WHAT TO DO ▸
Return precisely the span of lines from the top of the material below to the line containing "for (var y = 1950;", both included. Pictures are excluded.

SUPPLIED DATA ▸

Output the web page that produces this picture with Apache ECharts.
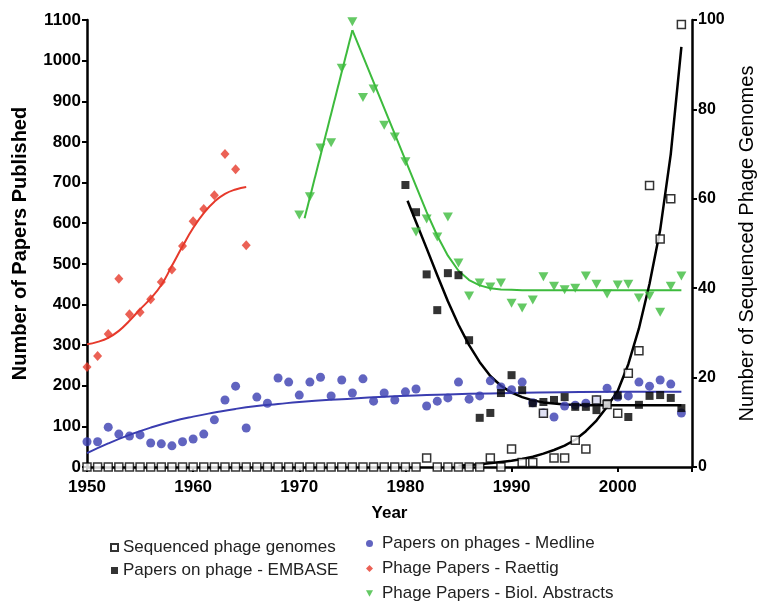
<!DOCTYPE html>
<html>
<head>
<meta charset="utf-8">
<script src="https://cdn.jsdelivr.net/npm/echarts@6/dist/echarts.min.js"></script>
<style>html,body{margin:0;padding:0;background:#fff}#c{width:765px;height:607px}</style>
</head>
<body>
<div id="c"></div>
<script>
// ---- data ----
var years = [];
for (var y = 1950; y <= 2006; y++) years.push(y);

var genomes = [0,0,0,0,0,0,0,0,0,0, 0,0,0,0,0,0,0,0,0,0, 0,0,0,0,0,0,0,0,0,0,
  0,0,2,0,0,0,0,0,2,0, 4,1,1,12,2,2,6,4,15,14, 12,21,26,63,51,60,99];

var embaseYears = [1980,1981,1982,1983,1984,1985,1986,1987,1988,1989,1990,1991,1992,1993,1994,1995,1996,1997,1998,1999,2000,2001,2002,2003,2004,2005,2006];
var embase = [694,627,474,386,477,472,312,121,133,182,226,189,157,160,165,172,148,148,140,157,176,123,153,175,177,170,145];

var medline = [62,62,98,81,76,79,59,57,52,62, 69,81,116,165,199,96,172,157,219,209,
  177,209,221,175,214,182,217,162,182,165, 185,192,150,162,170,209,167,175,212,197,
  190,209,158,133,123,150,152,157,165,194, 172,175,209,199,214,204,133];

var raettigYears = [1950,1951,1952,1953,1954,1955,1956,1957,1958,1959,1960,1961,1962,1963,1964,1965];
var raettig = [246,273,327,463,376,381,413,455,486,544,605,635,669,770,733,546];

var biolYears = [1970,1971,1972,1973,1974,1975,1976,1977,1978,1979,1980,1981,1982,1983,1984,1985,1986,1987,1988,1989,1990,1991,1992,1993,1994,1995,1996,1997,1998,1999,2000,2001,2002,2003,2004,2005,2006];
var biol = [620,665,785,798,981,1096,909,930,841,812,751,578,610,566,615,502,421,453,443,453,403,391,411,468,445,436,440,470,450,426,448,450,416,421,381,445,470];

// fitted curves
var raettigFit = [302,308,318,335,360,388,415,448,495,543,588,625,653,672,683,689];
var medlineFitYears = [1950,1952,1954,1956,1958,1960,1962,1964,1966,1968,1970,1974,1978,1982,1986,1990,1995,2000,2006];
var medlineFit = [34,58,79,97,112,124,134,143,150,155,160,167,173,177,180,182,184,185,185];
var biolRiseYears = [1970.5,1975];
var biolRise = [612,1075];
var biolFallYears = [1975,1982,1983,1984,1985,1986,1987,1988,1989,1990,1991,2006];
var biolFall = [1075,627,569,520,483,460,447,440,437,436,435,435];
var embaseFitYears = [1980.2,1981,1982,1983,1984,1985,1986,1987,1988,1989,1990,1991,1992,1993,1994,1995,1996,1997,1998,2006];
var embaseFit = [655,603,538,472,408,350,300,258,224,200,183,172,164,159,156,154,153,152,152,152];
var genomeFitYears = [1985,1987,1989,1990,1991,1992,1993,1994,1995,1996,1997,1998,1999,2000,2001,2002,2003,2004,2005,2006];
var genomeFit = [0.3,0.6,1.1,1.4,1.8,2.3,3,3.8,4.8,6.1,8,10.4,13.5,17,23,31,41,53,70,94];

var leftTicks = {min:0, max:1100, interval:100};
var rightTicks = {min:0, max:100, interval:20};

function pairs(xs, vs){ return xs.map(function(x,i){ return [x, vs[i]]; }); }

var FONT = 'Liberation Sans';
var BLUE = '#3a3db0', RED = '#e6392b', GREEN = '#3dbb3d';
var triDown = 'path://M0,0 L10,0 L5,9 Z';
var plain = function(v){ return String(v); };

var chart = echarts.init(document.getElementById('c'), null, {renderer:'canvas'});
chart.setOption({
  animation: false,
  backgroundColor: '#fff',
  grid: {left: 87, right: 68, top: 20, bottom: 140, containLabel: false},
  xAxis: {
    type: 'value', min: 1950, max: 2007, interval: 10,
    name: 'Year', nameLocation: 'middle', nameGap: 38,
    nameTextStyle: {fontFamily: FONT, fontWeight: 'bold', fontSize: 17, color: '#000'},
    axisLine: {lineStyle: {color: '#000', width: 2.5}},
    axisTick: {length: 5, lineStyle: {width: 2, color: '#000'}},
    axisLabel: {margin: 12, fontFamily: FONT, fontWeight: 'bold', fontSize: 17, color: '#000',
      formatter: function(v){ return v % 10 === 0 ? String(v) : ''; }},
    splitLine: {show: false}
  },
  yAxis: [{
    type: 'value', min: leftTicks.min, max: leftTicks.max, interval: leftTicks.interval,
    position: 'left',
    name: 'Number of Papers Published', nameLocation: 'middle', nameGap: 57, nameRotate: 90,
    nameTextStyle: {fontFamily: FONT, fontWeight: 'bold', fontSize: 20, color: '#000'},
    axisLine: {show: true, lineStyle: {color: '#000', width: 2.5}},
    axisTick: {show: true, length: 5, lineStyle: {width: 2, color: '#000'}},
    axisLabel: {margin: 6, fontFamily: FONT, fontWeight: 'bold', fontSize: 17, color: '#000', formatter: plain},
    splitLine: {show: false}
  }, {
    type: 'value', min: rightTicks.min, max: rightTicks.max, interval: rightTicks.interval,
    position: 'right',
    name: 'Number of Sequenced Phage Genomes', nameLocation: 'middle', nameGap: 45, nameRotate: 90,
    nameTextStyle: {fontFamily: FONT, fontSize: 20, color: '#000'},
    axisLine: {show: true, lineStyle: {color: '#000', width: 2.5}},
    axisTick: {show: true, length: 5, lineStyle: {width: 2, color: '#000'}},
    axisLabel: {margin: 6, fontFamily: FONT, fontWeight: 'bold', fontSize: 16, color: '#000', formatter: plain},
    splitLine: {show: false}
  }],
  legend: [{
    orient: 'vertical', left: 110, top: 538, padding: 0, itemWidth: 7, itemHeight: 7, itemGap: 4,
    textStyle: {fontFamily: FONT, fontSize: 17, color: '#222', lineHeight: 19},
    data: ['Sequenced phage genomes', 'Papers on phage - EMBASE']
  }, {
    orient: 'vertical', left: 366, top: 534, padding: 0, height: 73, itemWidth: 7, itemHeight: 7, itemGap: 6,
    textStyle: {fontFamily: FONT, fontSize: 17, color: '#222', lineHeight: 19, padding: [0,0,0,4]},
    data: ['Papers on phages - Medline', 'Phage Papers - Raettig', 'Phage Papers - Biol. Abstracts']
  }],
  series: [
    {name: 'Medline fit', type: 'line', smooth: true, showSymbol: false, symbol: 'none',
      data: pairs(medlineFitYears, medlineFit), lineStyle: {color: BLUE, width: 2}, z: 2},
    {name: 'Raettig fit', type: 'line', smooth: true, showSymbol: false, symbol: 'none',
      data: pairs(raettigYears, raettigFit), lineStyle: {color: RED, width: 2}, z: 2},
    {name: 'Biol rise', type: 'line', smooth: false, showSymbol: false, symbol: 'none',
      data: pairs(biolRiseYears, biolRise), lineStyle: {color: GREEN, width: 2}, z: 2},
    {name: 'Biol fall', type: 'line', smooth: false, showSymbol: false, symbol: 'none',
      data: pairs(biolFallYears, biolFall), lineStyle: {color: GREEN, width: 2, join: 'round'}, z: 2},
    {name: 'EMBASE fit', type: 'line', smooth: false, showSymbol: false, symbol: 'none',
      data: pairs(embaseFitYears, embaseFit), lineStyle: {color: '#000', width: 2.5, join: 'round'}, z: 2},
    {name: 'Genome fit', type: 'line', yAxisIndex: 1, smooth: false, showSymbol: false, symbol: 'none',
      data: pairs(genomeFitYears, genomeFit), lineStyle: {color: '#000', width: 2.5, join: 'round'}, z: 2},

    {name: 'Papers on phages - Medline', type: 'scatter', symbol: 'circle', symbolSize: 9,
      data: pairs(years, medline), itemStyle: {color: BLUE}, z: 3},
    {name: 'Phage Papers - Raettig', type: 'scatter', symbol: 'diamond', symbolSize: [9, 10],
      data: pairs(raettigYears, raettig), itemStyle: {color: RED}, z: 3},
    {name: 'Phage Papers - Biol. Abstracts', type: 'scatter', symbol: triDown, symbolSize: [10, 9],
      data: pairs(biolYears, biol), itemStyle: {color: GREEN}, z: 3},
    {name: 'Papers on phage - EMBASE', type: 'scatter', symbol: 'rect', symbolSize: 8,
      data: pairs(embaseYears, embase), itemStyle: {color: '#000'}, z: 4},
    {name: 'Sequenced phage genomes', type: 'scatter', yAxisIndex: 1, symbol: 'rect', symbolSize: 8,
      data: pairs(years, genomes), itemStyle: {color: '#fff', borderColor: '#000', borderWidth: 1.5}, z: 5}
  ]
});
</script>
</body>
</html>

ANSWER FOR THIS EXERCISE ▸
Output the web page that produces this picture with Apache ECharts.
<!DOCTYPE html>
<html>
<head>
<meta charset="utf-8">
<script src="https://cdn.jsdelivr.net/npm/echarts@6/dist/echarts.min.js"></script>
<style>html,body{margin:0;padding:0;background:#fff}#c{width:765px;height:607px}</style>
</head>
<body>
<div id="c"></div>
<script>
// ---- data ----
var years = [];
for (var y = 1950; y <= 2006; y++) years.push(y);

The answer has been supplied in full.